Government spending initially fueled optimism. Manufacturing construction surged after the bipartisan infrastructure law, the CHIPS Act, and the Inflation Reduction Act. But that investment momentum slowed in 2025.

Even with aggressive policy support, experts say a true manufacturing employment boom is unlikely.
Robert Lawrence, a senior fellow at the Peterson Institute for International Economics, explains that manufacturing employment follows a predictable pattern in advanced economies. It rises during early development, then steadily declines — regardless of trade deficits or surpluses.
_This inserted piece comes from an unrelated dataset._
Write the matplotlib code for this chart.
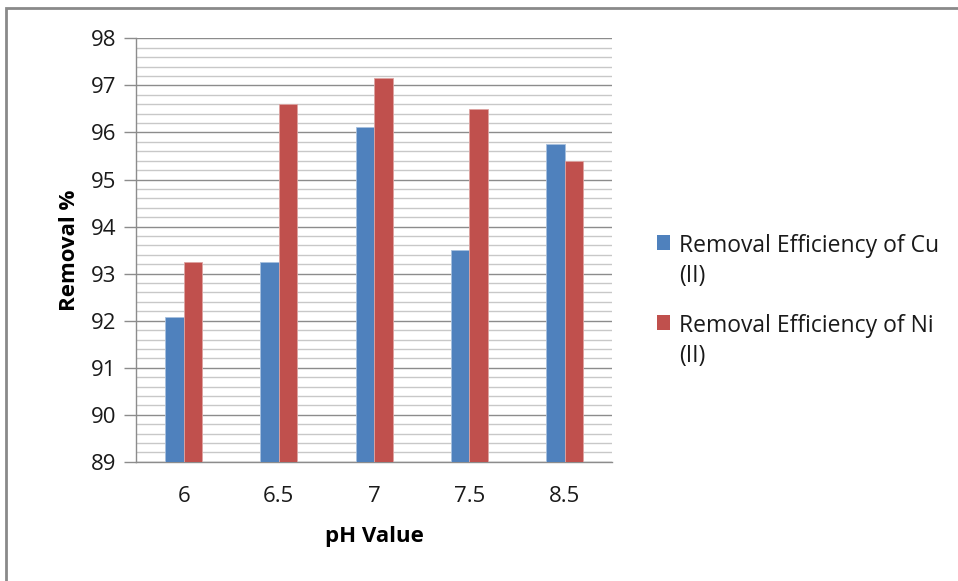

As consumers save money on cheaper goods, they tend to spend more on services, where job growth is stronger. That dynamic has played out clearly in the US, where recent payroll gains have been concentrated in healthcare, food services, and social assistance.
A Structural Shift That’s Hard to Reverse
“We’ve tried industrial policy. We’ve tried trade protection,” Lawrence says. Despite those efforts — even before Trump’s tariff initiatives — manufacturing employment has continued to shrink.
The takeaway is uncomfortable but clear: tariffs alone cannot reverse decades of economic transformation. Manufacturing hasn’t disappeared overnight, and it won’t come back overnight either. The forces reshaping the US labor market run deeper than trade policy — and they’re proving far harder to undo.